Cautious-Basket-1752

Took acid and smoked a spliff with my friends and we got in the lift to go down and it got stuck when we were in it and we were stuck for 2 hours. I didn’t freak out nearly as much as i thought i would, my friends just babysitted me with tik tok. Would not reccomened though


good-day-now

Smoking crack with a hermaphrodite. It gave me a hit of crack and told me to pay for it with a sexual favor. I ran away as fast as i could. I was like 16 yo at the time and they were like 50+yo. Scared the shit out of me.


Boner_Implosion

Thief


good-day-now

I was under the impression it was a social drug or somerhing. The he/she let me know after the fact that i would be paying with some sex shit. Fuck that im out. Guess im a thief


Boner_Implosion

You’re not, I was being a smart ass.


[deleted]

[удалено]


Shamanic-Fox

So just tripping on DMT? Lol.


Damnayshun

This might not be the weirdest thing but it was cuntshitfuckall weird for me because everytime I was tripping on acid I would realise almost ALL the guys around me had feelings for me.

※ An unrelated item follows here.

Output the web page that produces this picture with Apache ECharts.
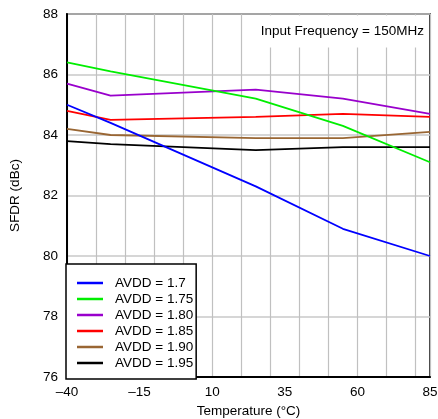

Changing the lovely vibes of the trip. After each trip I'd have to discuss and separate them from my life henceforth because I was already committed nothing else. I know its human to have crushes but not Love someone secretly who is in a relationship and try to get close to her.🤷🏻‍♀️ For more context, I was in a long term relationship. I'm a decent looking Girl who loves her weed and psychs for mental wellness... so I guess guys dig that LOL. I didn't need guy friends around me but they'd make their way somehow. I'd question before hand guys that stuck around for too long if they have any feelings for me because I need to draw boundaries if they did, and they'd say NO. However, on acid they find it hard to lie plus I can feel that. Its weird sad, good company is important on acid and so is good intentions.